I run it over—"Dead", Brain—"Dead."
Put it in Latin—left of my school—
Seems it don't shriek so—under rule.
Turn it, a little—full in the face
A Trouble looks bitterest—
Shift it—just—
Say "When Tomorrow comes this way—
I shall have waded down one Day."
I suppose it will interrupt me some
Till I get accustomed—but then the Tomb
Like other new Things—shows largest—then—
And smaller, by Habit—
It's shrewder then
Put the Thought in advance—a Year—
How like "a fit"—then—
Murder—wear!
F384 (1862) 426

The poet contemplates various ways we cope with grief. First, she desensitises herself to the words. "Dead, dead," she repeats. She translates it into the bit of Latin she recalls from her school days. It "doesn't shriek so" under the schoolgirl discipline. Over time, the word "Dead" "don't sound so terrible--quite--as it did."
Second, the "Trouble" is to be confronted, looked full in the face. We are told to shift our view, see it full on at the bitterest angle—but then shift the vantage point just a bit more, just enough to dull the pain but not mask it. We're to then summon our resolve and proclaim that we can survive even if just by wading through the days, one at a time.
In the third stanza Dickinson expresses confidence in resilience born of habit. Former griefs and relationships must necessarily intrude less frequently over time, their impact diminishing. The pain becomes sharp and piercing (shrewd), no longer incapacitating.

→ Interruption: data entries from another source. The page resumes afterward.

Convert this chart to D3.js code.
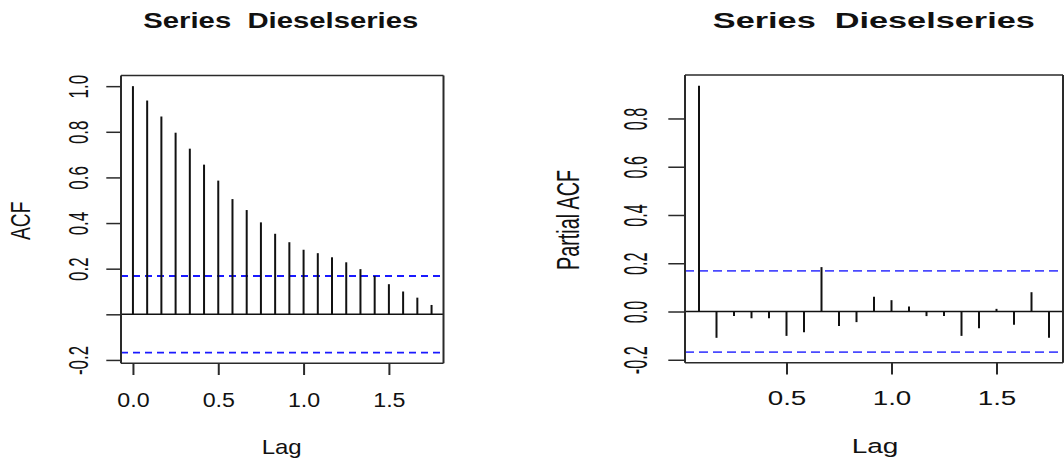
<!DOCTYPE html>
<html>
<head>
<meta charset="utf-8">
<script src="https://cdn.jsdelivr.net/npm/d3@7"></script>
<style>
  html, body { margin: 0; padding: 0; background: #fff; }
  svg { display: block; }
  text { font-family: "Liberation Sans", Arial, sans-serif; fill: #111; }
  .title { white-space: pre; }
</style>
</head>
<body>
<svg id="chart" width="1064" height="463"></svg>
<script>
// ---- data ----
const frequency = 12;
const acfLagMonths = [0,1,2,3,4,5,6,7,8,9,10,11,12,13,14,15,16,17,18,19,20,21];
const acfValues = [1.000, 0.937, 0.867, 0.796, 0.726, 0.656, 0.586, 0.505, 0.457, 0.403, 0.353,
                   0.316, 0.283, 0.268, 0.250, 0.228, 0.198, 0.168, 0.132, 0.100, 0.073, 0.041];
const pacfLagMonths = [1,2,3,4,5,6,7,8,9,10,11,12,13,14,15,16,17,18,19,20,21];
const pacfValues = [0.936, -0.109, -0.019, -0.028, -0.028, -0.101, -0.086, 0.184, -0.060, -0.044,
                    0.061, 0.047, 0.021, -0.019, -0.019, -0.101, -0.069, 0.011, -0.055, 0.080, -0.109];
const confLimit = 0.168;
const titleText = "Series  Dieselseries";
const xLabel = "Lag";
const acfYLabel = "ACF";
const pacfYLabel = "Partial ACF";
const acfXTicks = [0, 0.5, 1.0, 1.5];
const pacfXTicks = [0.5, 1.0, 1.5];
const acfYTicks = [-0.2, 0.0, 0.2, 0.4, 0.6, 0.8, 1.0];
const acfYTickLabels = ["-0.2", "", "0.2", "0.4", "0.6", "0.8", "1.0"];
const pacfYTicks = [-0.2, 0.0, 0.2, 0.4, 0.6, 0.8];
const pacfYTickLabels = ["-0.2", "0.0", "0.2", "0.4", "0.6", "0.8"];

// ---- layout ----
const svg = d3.select("#chart");
svg.append("rect").attr("width", 1064).attr("height", 463).attr("fill", "#fff");

function pad(ext) { const r = ext[1] - ext[0]; return [ext[0] - 0.04 * r, ext[1] + 0.04 * r]; }

const panels = [
  {
    lags: acfLagMonths.map(m => m / frequency), values: acfValues,
    yExt: [Math.min(-confLimit, d3.min(acfValues)), 1],
    box: { x0: 121, x1: 443.5, y0: 75.5, y1: 363.3 },
    xTicks: acfXTicks, yTicks: acfYTicks, yTickLabels: acfYTickLabels,
    yLab: acfYLabel,
    title: { x: 280.8, y: 28.3, len: 275 },
    xTickText: { offset: 43.4, factor: 1.16, fs: 20 },
    xLab: { x: 281.7, y: 454.3, len: 40, fs: 21 },
    yTickText: { offset: 32.7, fs: 28, factor: 0.604 },
    yLabPos: { x: 30, y: 220.8, len: 38.3, fs: 28 },
    yTickLen: 14.7,
    dash: { color: "#1a1aff", arr: "7,5" }
  },
  {
    lags: pacfLagMonths.map(m => m / frequency), values: pacfValues,
    yExt: [Math.min(-confLimit, d3.min(pacfValues)), Math.max(confLimit, d3.max(pacfValues))],
    box: { x0: 685, x1: 1063, y0: 75, y1: 362.7 },
    xTicks: pacfXTicks, yTicks: pacfYTicks, yTickLabels: pacfYTickLabels,
    yLab: pacfYLabel,
    title: { x: 873.8, y: 28.3, len: 322 },
    xTickText: { offset: 42.3, factor: 1.39, fs: 20 },
    xLab: { x: 875, y: 453.3, len: 46.7, fs: 20.5 },
    yTickText: { offset: 38.3, fs: 32.5, factor: 0.498 },
    yLabPos: { x: 579.3, y: 220, len: 100, fs: 31.6 },
    yTickLen: 16.7,
    dash: { color: "#4a4aff", arr: "9,5" }
  }
];

panels.forEach(p => {
  const b = p.box;
  const x = d3.scaleLinear().domain(pad(d3.extent(p.lags))).range([b.x0, b.x1]);
  const y = d3.scaleLinear().domain(pad(p.yExt)).range([b.y1, b.y0]);
  const g = svg.append("g");

  // title
  g.append("text").attr("class", "title").attr("xml:space", "preserve")
    .attr("x", p.title.x).attr("y", p.title.y)
    .attr("text-anchor", "middle").attr("font-size", 22).attr("font-weight", "bold")
    .attr("textLength", p.title.len).attr("lengthAdjust", "spacingAndGlyphs")
    .text(titleText);

  // zero line
  g.append("line").attr("x1", b.x0).attr("x2", b.x1).attr("y1", y(0)).attr("y2", y(0))
    .attr("stroke", "#111").attr("stroke-width", 1.6);

  // confidence lines
  [confLimit, -confLimit].forEach(c => {
    g.append("line").attr("x1", b.x0).attr("x2", b.x1).attr("y1", y(c)).attr("y2", y(c))
      .attr("stroke", p.dash.color).attr("stroke-width", 1.8).attr("stroke-dasharray", p.dash.arr);
  });

  // spikes
  g.selectAll("line.spike").data(p.values).join("line").attr("class", "spike")
    .attr("x1", (d, i) => x(p.lags[i])).attr("x2", (d, i) => x(p.lags[i]))
    .attr("y1", y(0)).attr("y2", d => y(d))
    .attr("stroke", "#111").attr("stroke-width", 2);

  // box
  const bx = g.append("g").attr("stroke", "#2a2a2a");
  bx.append("line").attr("x1", b.x0).attr("x2", b.x1).attr("y1", b.y0).attr("y2", b.y0).attr("stroke-width", 1.5);
  bx.append("line").attr("x1", b.x0).attr("x2", b.x1).attr("y1", b.y1).attr("y2", b.y1).attr("stroke-width", 1.5);
  bx.append("line").attr("x1", b.x0).attr("x2", b.x0).attr("y1", b.y0).attr("y2", b.y1).attr("stroke-width", 2);
  bx.append("line").attr("x1", b.x1).attr("x2", b.x1).attr("y1", b.y0).attr("y2", b.y1).attr("stroke-width", 2);

  // x axis
  const xa = g.append("g").attr("transform", `translate(0,${b.y1})`)
    .call(d3.axisBottom(x).tickValues(p.xTicks).tickSize(11.7).tickFormat(d => d.toFixed(1)));
  xa.select(".domain").remove();
  xa.selectAll(".tick line").attr("stroke", "#2a2a2a").attr("stroke-width", 2);
  xa.selectAll(".tick text")
    .attr("y", p.xTickText.offset).attr("dy", 0)
    .attr("font-size", p.xTickText.fs).attr("fill", "#111")
    .attr("font-family", "Liberation Sans, Arial, sans-serif")
    .each(function () {
      const n = this.getComputedTextLength();
      d3.select(this).attr("textLength", n * p.xTickText.factor).attr("lengthAdjust", "spacingAndGlyphs");
    });

  // y axis
  const ya = g.append("g").attr("transform", `translate(${b.x0},0)`)
    .call(d3.axisLeft(y).tickValues(p.yTicks).tickSize(p.yTickLen)
      .tickFormat((d, i) => p.yTickLabels[i]));
  ya.select(".domain").remove();
  ya.selectAll(".tick line").attr("stroke", "#2a2a2a").attr("stroke-width", 1.5);
  ya.selectAll(".tick text")
    .attr("x", 0).attr("y", 0).attr("dy", 0)
    .attr("text-anchor", "middle")
    .attr("transform", `translate(${-p.yTickText.offset},0) rotate(-90)`)
    .attr("font-size", p.yTickText.fs).attr("fill", "#111")
    .attr("font-family", "Liberation Sans, Arial, sans-serif")
    .each(function () {
      const n = this.getComputedTextLength();
      if (n > 0) d3.select(this).attr("textLength", n * p.yTickText.factor).attr("lengthAdjust", "spacingAndGlyphs");
    });

  // axis titles
  g.append("text").attr("x", p.xLab.x).attr("y", p.xLab.y).attr("text-anchor", "middle")
    .attr("font-size", p.xLab.fs).attr("textLength", p.xLab.len).attr("lengthAdjust", "spacingAndGlyphs")
    .text(xLabel);
  g.append("text").attr("transform", `translate(${p.yLabPos.x},${p.yLabPos.y}) rotate(-90)`)
    .attr("text-anchor", "middle").attr("font-size", p.yLabPos.fs)
    .attr("textLength", p.yLabPos.len).attr("lengthAdjust", "spacingAndGlyphs")
    .text(p.yLab);
});
</script>
</body>
</html>
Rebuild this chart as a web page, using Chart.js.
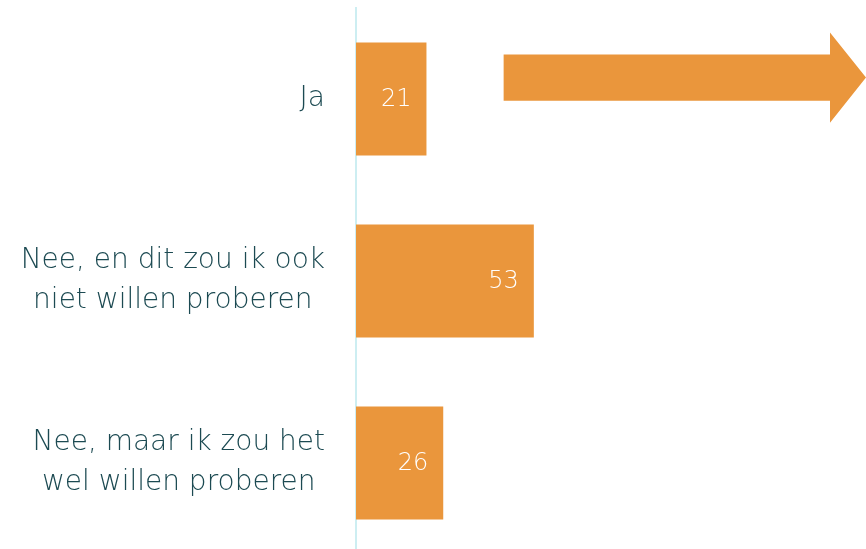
<!DOCTYPE html>
<html>
<head>
<meta charset="utf-8">
<script src="https://cdn.jsdelivr.net/npm/chart.js@4.4.1/dist/chart.umd.min.js"></script>
<style>
  html, body { margin: 0; padding: 0; background: #fff; overflow: hidden; }
  #wrap { width: 866px; height: 554px; position: relative; }
</style>
</head>
<body>
<div id="wrap"><canvas id="barChart"></canvas></div>
<script>
const categories = [
  'Ja',
  ['Nee, en dit zou ik ook', 'niet willen proberen'],
  ['Nee, maar ik zou het', 'wel willen proberen']
];
const values = [21, 53, 26];
const axisMax = 152;
// decorative arrow next to "Ja", from this value to the right edge
const arrowFrom = 44;

const ORANGE = '#ea963c';
const TEXT = '#1c4a52';
const FONT = '"DejaVu Sans", "Open Sans", sans-serif';

// category labels: each label block sits right of the axis gap, its lines centred
const categoryLabels = {
  id: 'categoryLabels',
  afterDraw(chart) {
    const ctx = chart.ctx;
    const y = chart.scales.y;
    const right = chart.chartArea.left - 31;
    const lineH = 40;
    ctx.save();
    ctx.fillStyle = TEXT;
    ctx.font = '200 28px ' + FONT;
    ctx.textAlign = 'center';
    ctx.textBaseline = 'middle';
    categories.forEach((label, i) => {
      const lines = Array.isArray(label) ? label : [label];
      const w = Math.max(...lines.map(l => ctx.measureText(l).width));
      const cx = right - w / 2;
      const cy = y.getPixelForTick(i);
      lines.forEach((l, j) => {
        ctx.fillText(l, cx, cy + (j - (lines.length - 1) / 2) * lineH);
      });
    });
    ctx.restore();
  }
};

const barLabels = {
  id: 'barLabels',
  afterDatasetsDraw(chart) {
    const ctx = chart.ctx;
    ctx.save();
    ctx.fillStyle = '#ffffff';
    ctx.font = '200 24px ' + FONT;
    ctx.textAlign = 'right';
    ctx.textBaseline = 'middle';
    chart.getDatasetMeta(0).data.forEach((bar, i) => {
      ctx.fillText(values[i], bar.x - 15, bar.y + 1);
    });
    ctx.restore();
  }
};

const arrow = {
  id: 'arrow',
  afterDatasetsDraw(chart) {
    const ctx = chart.ctx;
    const x = chart.scales.x, y = chart.scales.y;
    const bar = chart.getDatasetMeta(0).data[0];
    const h = bar.height;
    const cy = y.getPixelForValue(0) - h * 0.19;
    const x0 = x.getPixelForValue(arrowFrom);
    const x2 = chart.chartArea.right;
    const x1 = x2 - 36;
    const shaft = h * 0.205, head = h * 0.4;
    ctx.save();
    ctx.fillStyle = ORANGE;
    ctx.beginPath();
    ctx.moveTo(x0, cy - shaft);
    ctx.lineTo(x1, cy - shaft);
    ctx.lineTo(x1, cy - head);
    ctx.lineTo(x2, cy);
    ctx.lineTo(x1, cy + head);
    ctx.lineTo(x1, cy + shaft);
    ctx.lineTo(x0, cy + shaft);
    ctx.closePath();
    ctx.fill();
    ctx.restore();
  }
};

new Chart(document.getElementById('barChart'), {
  type: 'bar',
  data: {
    labels: categories,
    datasets: [{
      data: values,
      backgroundColor: ORANGE,
      borderWidth: 0,
      categoryPercentage: 1,
      barPercentage: 0.62
    }]
  },
  options: {
    indexAxis: 'y',
    responsive: true,
    maintainAspectRatio: false,
    animation: false,
    layout: { padding: { top: 8, bottom: 0, left: 0, right: 0 } },
    plugins: { legend: { display: false }, tooltip: { enabled: false } },
    scales: {
      x: {
        display: false,
        min: 0,
        max: axisMax
      },
      y: {
        afterFit(scale) {
          scale.width = 356;
          scale.paddingTop = 0;
          scale.paddingBottom = 0;
        },
        grid: { display: false },
        border: { display: true, color: '#cdeef2', width: 2 },
        ticks: { display: false }
      }
    }
  },
  plugins: [barLabels, arrow, categoryLabels]
});
</script>
</body>
</html>
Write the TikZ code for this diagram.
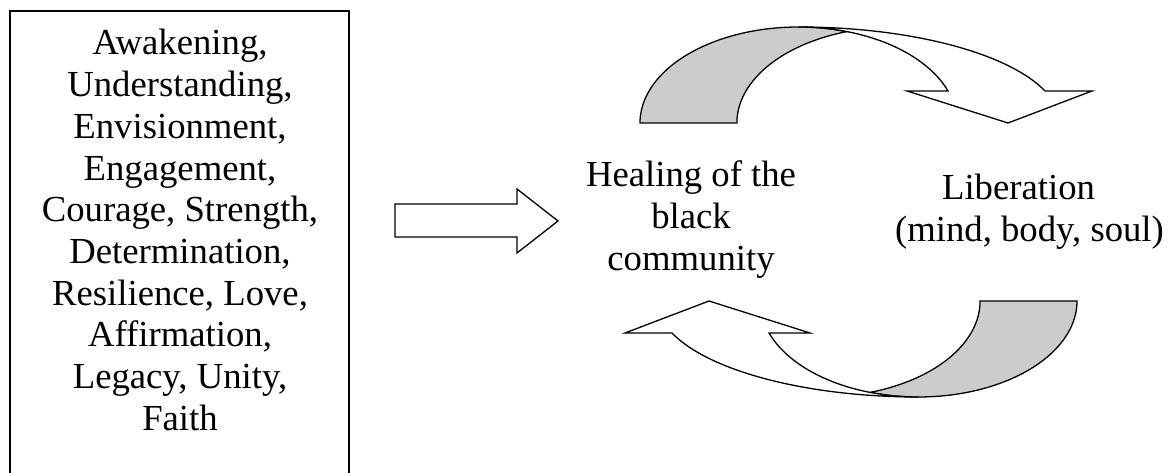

The last coping mechanism involves taking a future perspective: imagine that 365 days have been "waded down." Imagine that what today seems like "Murder" will by then seem only to have been "'a fit.'"
The last two lines are ironic. Death is categorically different than anything that involves continued survival. Dickinson implies that something very significant is lost when we try to reduce the pain caused by the violent death of someone we love.
That last line, only three syllables, "Murder—wear!", with its deep, murmuring "r"s, yanks us back to the harsh first stanza where "'Dead', Brain—'Dead'" shrieks in horror. In between, when Trouble is shifted about like an ugly lamp, finally taken to some distant room, Dickinson's diction is plain and unobtrusive. That quiet voice is not how she ends the poem, though, and not, probably, how she intends to wade down her days.